王悟道之死美文摘抄

马振华

王悟道之死美文摘抄

  吃大锅饭的年代,我们村子是全公社最小的一个,现在还是,只不过合村并组以后,不再是行政村了。

  当年我们村只有500多口人,分为两个生产队。不过“麻雀虽小,五脏俱全。”大队书记、村长、总账会计、小队会计、生产队长、民兵营长、妇女主任一应俱全。

  王悟道那时候任大队会计,负责两个生产队的总账。他是“起”字辈,论起来我得喊他老爹。全村姓王的都按辈起名字,唯独他是个例外。

  那时候我还小,只记得他个子不高,身材也不胖,是不是有一双习惯从眼镜框上看人的眼睛,已经模糊不清了。倒是有两件事给我留下深刻的印象:一是他家的堂屋,摆得满满当当,有乌黑油亮的八仙桌和供着神像的条几,有雕花的高背木椅子;二是他家的猪圈,比别人家的.深、大,养的两头黑猪,大得像两头牛。

  我父亲那时做小队会计。年终结算的时候,王悟道常和我父亲在一起轧帐;一个拿着账本抑扬顿挫地唱数,一个将一把大木算盘打得噼里啪啦的脆响。

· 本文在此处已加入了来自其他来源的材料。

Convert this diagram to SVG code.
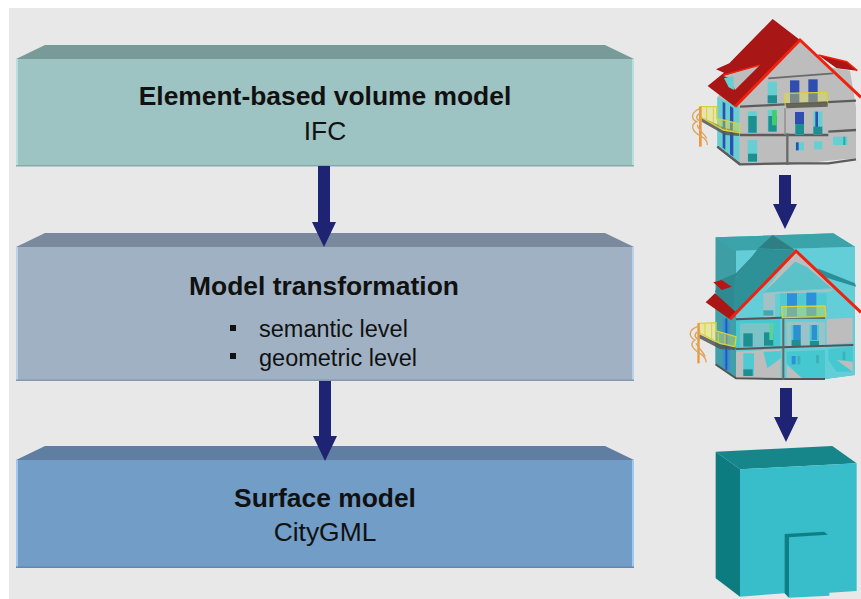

唱的内容和伴奏的“乐器”如搬上今天的“达人秀”,定会赢得三个“yes”。

  王悟道不但算盘打得好,还写得一手好毛笔字。谁家有了白事,做柜书记账的非他莫属。他不但常帮人家在“礼簿”上登名字、记礼金,还常帮要入学的孩子起学名。我的名字最先也是他起的,叫“王连善”——我是“善”字辈,“连”字,可能是希望能从军当个连长什么的意愿。不期这名字正和当年家喻户晓的叛徒王连举仅一字之差,故常遭到同学们的取笑;我读初中以后,到底改成了今天的名字。

  王悟道还会帮人切脉和往病人身上捻进长长细细的银针,我看着都觉得脊背发冷,——奇怪的是却不见血流出来。还听大人们说,王悟道会在夜深人静的时候,把神秘的符子用毛笔写在黄色的毛边纸上,然后点燃,能把老鼠拘来,围成一圈跳舞。自听说这件事以后,我更怕见到他,有时路上看到了,老远我就绕开走。他给我一种神秘莫测的压力和恐惧。

  夏天的夜晚,村里的男人和男孩子们喜欢在光滑的打麦场上乘凉和过夜,王悟道那时也去,披着穇子叶子编成的大蓑衣。每次他来了,我都赶紧调换一个地方,离他远远的。

  有一天清晨,我们陆续从地铺上爬起来,揉揉惺忪的睡眼准备回家,却见像王悟道掉了魂一样呆坐在蓑衣上,怔怔地看着远方。有人过去推推他的肩膀,问怎么啦?他说夜里梦见了鬼,穿着一缕一道的破衣服,用和挑草铁叉一样尖利而又冰凉的双手,紧紧地掐住他的脖子,想喊却喊不出来。又说,他一开始吓得要死,后来,定了定神,幸好记得一道驱鬼的咒语,忙深吸一口气,在心里默念一遍,朝着那鬼的面门尽力吹去,那鬼被吹得一溜跟头,踉跄而去。

  我们听了虽然不信,但都有些毛骨悚然。不过还好,当时太阳正从东方冉冉升起,公鸡也在此起彼伏地叫着。

  从那以后,王悟道便一病不起,最后命归黄泉。

  再后来,听父亲说,公社里经管站的老李会计来村里审账移交,竟然发现王悟道有一笔账,点错了一个小数点,一万元的救济款按一千元入的账。